Your goal
Repeat only the lines from the line containing "Give me the" through the line containing "const colors = ['#1f77b4', '#ff7f0e', '#2ca02c', '#d62728'];", both included, exactly as they stand.
== Records to process
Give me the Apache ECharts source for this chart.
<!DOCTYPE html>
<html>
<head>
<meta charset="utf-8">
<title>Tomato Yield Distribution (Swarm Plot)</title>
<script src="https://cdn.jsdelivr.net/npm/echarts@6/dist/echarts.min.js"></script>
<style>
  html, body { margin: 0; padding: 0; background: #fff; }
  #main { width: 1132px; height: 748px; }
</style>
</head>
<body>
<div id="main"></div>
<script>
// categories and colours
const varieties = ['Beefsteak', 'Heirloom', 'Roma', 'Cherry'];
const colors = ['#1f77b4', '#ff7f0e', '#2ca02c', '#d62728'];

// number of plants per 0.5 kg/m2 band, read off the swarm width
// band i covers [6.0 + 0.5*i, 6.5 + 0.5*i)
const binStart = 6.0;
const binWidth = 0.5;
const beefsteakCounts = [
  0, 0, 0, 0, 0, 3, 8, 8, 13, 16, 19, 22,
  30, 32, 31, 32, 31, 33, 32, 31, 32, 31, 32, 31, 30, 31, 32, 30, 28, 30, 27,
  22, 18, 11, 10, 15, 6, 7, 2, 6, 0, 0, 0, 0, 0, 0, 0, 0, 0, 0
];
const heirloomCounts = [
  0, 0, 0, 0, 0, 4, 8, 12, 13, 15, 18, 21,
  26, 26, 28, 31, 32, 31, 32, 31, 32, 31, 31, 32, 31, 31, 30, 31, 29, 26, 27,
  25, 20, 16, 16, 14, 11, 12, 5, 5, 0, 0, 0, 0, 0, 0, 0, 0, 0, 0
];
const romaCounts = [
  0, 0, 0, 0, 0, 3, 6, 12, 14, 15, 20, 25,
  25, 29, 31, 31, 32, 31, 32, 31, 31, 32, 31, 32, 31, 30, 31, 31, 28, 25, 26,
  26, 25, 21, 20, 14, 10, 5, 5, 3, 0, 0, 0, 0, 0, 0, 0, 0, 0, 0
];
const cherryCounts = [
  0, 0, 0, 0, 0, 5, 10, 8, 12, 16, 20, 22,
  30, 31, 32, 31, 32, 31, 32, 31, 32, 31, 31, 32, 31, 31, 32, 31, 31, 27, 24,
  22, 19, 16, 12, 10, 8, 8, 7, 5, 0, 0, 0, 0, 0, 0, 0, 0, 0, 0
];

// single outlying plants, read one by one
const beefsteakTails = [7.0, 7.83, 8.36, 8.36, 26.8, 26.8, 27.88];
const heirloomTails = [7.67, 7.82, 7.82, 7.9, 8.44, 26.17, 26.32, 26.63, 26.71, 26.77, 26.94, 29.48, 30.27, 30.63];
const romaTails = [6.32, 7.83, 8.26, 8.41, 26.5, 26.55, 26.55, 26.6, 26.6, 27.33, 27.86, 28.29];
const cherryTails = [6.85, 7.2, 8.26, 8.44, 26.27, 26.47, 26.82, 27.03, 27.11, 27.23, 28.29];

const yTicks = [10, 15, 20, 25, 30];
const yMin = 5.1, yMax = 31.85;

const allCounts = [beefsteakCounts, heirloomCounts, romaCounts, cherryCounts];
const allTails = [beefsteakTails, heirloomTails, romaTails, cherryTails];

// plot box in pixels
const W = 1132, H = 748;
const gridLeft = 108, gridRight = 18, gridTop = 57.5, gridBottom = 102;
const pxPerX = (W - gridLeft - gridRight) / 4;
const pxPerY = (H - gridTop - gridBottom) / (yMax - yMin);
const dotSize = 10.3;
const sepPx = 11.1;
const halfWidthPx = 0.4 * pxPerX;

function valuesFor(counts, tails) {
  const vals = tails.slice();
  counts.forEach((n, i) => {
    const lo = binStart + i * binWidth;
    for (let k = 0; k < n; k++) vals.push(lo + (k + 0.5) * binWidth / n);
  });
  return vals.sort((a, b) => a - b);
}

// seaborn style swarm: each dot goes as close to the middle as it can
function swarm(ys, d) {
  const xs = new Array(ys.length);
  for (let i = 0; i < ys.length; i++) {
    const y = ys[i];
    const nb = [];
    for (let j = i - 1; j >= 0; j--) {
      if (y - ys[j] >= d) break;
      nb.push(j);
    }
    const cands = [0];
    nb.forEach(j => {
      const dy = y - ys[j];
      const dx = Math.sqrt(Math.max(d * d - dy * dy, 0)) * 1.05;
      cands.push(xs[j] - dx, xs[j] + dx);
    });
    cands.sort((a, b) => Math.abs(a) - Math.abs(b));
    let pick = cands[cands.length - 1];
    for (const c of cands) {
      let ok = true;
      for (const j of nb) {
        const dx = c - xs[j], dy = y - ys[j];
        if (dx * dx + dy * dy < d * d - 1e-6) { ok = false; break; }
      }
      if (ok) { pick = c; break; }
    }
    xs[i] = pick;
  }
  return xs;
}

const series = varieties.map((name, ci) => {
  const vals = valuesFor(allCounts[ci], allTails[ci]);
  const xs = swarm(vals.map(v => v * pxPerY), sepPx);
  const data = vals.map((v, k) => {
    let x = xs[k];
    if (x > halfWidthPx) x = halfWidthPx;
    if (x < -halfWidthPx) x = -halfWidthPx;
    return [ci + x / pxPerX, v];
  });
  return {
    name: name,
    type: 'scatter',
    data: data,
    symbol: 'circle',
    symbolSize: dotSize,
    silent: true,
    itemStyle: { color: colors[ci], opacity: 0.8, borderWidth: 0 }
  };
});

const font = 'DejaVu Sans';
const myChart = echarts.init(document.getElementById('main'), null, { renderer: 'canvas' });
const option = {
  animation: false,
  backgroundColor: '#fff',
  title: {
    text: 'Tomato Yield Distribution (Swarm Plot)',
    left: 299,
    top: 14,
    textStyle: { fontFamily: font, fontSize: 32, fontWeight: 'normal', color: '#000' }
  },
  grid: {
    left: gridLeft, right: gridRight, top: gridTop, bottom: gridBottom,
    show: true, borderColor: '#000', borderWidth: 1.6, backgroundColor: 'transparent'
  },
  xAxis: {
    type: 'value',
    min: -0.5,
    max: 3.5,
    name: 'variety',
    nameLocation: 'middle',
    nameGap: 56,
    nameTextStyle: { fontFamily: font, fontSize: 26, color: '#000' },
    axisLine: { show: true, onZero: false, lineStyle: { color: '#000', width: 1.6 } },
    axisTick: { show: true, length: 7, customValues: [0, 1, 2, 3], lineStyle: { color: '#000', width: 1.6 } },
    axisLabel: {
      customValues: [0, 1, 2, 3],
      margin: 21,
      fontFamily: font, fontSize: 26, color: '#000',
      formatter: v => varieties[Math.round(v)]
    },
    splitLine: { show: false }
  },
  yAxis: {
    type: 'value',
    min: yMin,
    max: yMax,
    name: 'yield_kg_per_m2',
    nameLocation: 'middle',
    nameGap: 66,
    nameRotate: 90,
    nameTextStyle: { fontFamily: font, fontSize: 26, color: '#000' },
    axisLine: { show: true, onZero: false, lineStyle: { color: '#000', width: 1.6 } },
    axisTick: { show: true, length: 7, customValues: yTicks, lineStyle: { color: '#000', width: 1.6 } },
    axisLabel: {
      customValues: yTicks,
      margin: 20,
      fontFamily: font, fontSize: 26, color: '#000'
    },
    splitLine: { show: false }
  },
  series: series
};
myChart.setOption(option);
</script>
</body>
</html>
====
== Records to process
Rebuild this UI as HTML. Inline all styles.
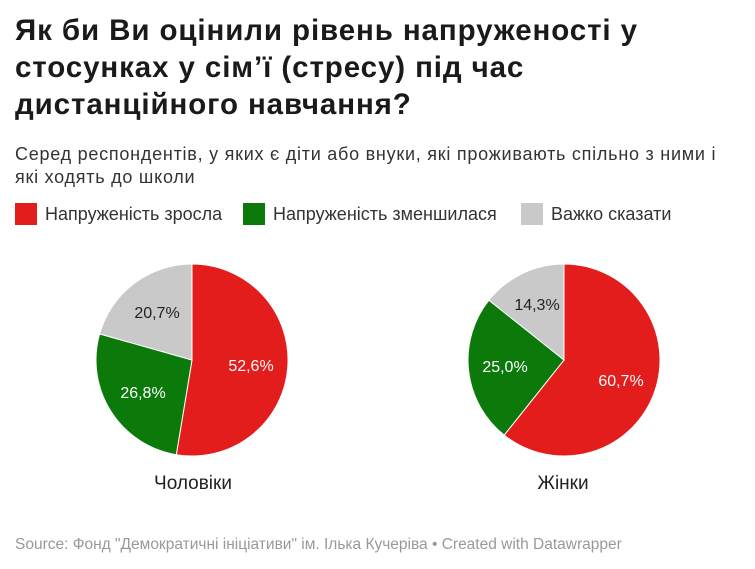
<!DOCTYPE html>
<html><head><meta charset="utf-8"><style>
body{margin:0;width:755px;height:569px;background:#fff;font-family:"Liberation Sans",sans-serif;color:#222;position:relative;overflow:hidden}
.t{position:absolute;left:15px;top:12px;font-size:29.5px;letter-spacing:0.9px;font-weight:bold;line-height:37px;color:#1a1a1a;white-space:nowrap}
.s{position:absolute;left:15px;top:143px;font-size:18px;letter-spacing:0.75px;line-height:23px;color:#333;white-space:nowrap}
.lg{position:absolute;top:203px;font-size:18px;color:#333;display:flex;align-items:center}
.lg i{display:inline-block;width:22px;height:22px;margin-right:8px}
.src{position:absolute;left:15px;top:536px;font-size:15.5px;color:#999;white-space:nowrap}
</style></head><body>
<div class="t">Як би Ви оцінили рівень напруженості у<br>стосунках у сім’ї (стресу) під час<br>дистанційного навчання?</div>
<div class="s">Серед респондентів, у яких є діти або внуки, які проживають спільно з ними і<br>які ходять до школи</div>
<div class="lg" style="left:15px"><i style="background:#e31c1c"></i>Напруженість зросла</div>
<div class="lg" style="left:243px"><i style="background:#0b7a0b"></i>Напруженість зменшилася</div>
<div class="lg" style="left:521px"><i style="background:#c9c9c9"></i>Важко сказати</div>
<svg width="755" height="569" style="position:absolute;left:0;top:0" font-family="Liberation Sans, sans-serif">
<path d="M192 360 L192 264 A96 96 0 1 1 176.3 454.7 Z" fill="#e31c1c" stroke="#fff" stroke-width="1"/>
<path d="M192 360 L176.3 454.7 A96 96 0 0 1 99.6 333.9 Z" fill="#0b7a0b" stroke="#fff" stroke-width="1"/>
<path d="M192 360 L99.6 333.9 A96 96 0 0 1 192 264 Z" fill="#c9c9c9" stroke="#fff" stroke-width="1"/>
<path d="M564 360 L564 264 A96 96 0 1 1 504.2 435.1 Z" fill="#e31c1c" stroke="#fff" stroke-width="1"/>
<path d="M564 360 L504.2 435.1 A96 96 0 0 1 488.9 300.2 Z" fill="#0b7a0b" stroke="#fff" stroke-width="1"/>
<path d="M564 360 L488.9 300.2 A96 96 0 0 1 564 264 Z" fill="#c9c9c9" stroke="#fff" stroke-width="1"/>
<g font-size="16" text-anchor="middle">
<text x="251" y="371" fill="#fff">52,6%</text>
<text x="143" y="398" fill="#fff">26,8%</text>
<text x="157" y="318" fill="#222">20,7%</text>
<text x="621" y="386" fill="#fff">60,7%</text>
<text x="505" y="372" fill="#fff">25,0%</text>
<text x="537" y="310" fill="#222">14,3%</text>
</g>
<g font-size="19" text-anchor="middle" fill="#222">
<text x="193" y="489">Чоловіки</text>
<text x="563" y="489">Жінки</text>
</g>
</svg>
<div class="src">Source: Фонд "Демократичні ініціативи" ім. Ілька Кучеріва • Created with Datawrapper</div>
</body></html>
====
== Records to process
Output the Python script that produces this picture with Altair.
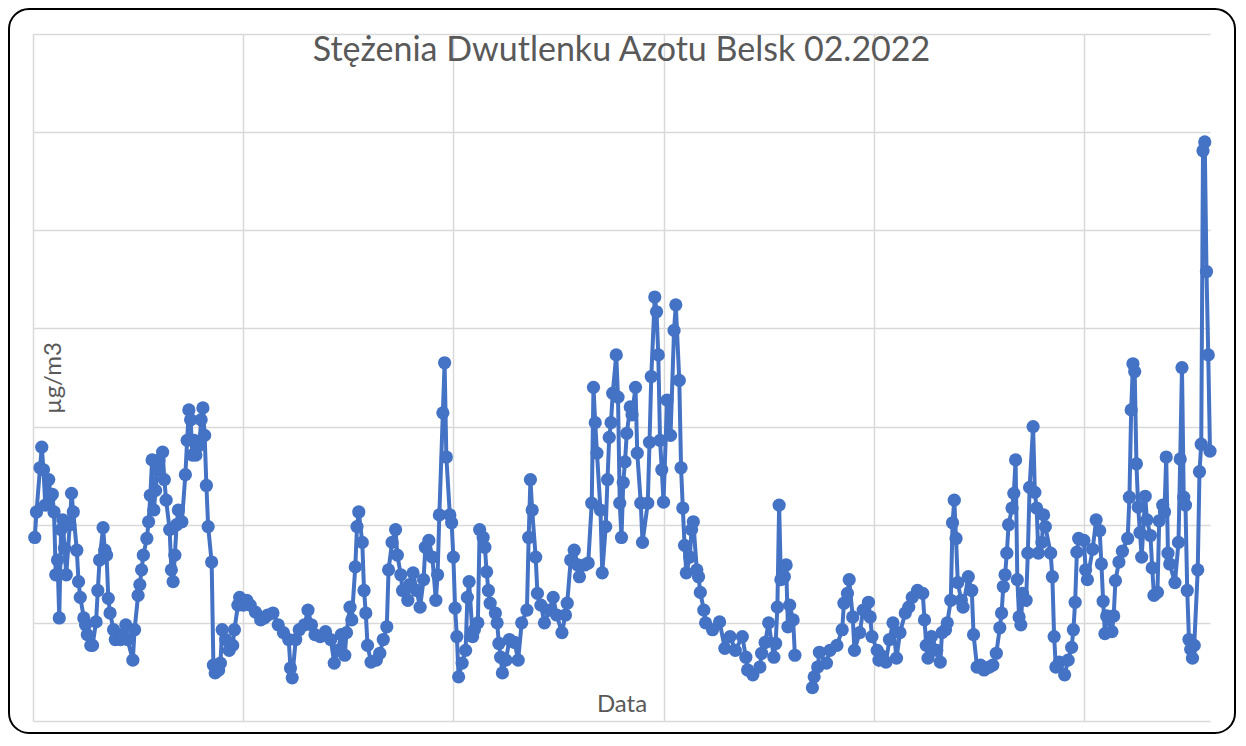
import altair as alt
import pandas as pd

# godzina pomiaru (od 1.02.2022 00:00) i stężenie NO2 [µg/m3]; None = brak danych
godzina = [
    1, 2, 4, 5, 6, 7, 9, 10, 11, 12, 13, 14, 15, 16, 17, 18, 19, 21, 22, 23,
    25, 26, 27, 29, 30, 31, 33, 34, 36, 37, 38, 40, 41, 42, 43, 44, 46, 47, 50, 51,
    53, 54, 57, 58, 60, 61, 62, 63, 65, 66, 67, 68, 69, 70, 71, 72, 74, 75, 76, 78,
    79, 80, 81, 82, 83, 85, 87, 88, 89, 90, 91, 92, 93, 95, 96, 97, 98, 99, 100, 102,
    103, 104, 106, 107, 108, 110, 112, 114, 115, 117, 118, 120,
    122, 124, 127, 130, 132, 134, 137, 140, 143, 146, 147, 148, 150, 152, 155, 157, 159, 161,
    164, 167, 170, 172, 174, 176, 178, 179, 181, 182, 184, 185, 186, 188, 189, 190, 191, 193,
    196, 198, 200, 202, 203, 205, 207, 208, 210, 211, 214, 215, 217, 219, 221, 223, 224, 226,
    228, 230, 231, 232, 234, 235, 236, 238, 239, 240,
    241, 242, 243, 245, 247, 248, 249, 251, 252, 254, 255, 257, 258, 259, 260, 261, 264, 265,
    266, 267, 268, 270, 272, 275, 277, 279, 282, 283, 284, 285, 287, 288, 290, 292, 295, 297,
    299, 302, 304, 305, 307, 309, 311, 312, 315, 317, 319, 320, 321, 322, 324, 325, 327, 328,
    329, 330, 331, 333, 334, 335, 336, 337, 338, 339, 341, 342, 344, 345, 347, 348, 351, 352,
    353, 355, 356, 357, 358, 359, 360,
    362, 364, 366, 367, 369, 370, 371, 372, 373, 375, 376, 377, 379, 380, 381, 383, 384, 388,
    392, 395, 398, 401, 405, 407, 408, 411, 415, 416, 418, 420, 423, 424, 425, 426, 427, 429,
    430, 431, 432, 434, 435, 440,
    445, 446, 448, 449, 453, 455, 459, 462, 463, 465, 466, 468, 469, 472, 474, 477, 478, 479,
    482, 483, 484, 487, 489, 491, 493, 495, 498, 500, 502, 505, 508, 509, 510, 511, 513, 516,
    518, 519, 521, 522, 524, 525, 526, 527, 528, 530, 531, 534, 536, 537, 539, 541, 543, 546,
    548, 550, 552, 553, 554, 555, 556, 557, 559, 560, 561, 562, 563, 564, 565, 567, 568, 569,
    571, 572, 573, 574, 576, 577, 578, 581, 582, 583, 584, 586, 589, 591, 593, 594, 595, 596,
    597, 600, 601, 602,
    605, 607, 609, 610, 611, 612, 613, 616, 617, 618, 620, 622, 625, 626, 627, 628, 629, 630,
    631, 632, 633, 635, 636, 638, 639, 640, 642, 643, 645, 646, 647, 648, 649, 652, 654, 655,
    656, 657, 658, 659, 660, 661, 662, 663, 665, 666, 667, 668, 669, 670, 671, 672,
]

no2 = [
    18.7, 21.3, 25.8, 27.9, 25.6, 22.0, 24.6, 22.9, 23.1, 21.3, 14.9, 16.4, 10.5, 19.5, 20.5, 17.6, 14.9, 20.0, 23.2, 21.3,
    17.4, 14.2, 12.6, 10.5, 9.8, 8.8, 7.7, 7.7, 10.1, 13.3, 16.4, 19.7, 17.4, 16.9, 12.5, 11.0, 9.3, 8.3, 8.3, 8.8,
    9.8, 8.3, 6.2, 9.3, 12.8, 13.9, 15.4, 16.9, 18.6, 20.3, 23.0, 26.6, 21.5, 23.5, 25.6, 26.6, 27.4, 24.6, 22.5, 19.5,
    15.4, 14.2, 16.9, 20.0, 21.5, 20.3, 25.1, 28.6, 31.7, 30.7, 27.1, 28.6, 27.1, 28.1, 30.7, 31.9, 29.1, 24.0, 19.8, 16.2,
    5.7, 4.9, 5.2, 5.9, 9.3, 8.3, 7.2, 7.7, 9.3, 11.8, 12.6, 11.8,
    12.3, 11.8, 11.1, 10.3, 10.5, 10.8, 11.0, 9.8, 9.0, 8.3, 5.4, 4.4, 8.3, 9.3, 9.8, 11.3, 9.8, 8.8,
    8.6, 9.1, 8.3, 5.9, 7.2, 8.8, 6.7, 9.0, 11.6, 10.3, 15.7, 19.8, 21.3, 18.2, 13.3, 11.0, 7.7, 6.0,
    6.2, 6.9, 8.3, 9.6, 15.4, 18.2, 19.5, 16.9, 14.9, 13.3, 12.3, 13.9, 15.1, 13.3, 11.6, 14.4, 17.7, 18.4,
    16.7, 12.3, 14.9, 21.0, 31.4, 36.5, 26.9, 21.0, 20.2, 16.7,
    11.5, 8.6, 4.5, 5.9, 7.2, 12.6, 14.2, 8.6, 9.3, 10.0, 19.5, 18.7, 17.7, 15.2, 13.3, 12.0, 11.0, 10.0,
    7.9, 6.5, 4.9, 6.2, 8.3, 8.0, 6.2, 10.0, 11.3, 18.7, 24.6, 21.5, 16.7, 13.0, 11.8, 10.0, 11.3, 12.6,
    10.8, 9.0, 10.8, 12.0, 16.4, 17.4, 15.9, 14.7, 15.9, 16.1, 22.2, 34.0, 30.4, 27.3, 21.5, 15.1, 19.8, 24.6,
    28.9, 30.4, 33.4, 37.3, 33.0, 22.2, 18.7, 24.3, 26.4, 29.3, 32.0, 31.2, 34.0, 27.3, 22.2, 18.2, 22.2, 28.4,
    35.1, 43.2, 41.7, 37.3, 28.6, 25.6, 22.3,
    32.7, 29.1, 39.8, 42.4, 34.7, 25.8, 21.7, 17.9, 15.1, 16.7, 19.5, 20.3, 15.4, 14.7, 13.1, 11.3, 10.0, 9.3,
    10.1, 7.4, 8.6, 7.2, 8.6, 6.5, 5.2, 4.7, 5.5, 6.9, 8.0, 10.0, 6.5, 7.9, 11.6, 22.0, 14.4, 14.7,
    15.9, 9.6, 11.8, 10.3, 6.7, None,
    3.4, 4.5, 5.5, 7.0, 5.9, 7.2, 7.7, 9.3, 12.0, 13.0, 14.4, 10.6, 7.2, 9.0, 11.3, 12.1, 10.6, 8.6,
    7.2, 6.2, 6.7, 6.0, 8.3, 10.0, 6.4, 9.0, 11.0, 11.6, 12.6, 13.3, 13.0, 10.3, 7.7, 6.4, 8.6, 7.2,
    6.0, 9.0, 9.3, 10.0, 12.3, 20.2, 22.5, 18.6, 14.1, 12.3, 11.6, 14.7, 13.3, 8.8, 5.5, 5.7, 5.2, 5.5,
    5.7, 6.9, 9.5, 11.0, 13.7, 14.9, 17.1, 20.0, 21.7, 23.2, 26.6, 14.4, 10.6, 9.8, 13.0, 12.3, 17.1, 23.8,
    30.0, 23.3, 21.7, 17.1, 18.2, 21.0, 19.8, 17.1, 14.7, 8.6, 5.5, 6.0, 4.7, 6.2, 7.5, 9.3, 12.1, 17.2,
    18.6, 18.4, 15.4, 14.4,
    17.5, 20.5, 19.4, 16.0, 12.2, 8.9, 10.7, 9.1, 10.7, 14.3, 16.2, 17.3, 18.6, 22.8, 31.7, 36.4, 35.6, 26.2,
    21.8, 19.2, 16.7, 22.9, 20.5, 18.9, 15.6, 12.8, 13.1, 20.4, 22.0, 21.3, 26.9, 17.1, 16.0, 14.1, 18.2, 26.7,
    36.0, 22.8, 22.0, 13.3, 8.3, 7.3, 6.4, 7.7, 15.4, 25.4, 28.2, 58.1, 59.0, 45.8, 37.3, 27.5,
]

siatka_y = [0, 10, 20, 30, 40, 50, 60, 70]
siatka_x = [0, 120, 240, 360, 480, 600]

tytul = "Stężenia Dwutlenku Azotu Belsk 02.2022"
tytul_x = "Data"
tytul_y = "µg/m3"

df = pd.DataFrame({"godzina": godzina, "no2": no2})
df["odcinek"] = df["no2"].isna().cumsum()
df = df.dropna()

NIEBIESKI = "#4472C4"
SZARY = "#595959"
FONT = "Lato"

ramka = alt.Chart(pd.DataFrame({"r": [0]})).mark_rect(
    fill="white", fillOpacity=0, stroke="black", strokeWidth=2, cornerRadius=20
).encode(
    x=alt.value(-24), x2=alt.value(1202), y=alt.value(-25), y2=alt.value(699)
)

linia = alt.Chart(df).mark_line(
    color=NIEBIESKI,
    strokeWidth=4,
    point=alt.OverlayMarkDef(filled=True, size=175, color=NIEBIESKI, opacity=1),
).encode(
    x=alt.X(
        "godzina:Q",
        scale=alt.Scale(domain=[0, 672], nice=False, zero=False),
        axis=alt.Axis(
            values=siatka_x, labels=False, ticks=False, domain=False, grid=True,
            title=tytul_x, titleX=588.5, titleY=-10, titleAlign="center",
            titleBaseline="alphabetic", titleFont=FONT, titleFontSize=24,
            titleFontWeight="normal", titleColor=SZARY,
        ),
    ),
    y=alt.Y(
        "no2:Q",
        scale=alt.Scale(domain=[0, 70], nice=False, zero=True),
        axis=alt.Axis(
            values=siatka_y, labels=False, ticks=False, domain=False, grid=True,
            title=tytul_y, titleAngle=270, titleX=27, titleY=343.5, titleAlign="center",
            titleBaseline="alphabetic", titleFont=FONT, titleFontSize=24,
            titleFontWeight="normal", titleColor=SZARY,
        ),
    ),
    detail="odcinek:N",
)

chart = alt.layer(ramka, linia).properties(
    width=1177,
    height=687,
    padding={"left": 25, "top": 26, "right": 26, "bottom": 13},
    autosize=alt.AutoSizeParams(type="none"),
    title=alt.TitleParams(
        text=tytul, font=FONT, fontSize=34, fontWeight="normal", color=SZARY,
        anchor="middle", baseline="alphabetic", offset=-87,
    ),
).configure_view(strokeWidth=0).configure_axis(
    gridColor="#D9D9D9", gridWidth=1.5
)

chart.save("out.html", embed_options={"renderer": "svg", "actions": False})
====
Output for this exercise
Give me the Apache ECharts source for this chart.
<!DOCTYPE html>
<html>
<head>
<meta charset="utf-8">
<title>Tomato Yield Distribution (Swarm Plot)</title>
<script src="https://cdn.jsdelivr.net/npm/echarts@6/dist/echarts.min.js"></script>
<style>
  html, body { margin: 0; padding: 0; background: #fff; }
  #main { width: 1132px; height: 748px; }
</style>
</head>
<body>
<div id="main"></div>
<script>
// categories and colours
const varieties = ['Beefsteak', 'Heirloom', 'Roma', 'Cherry'];
const colors = ['#1f77b4', '#ff7f0e', '#2ca02c', '#d62728'];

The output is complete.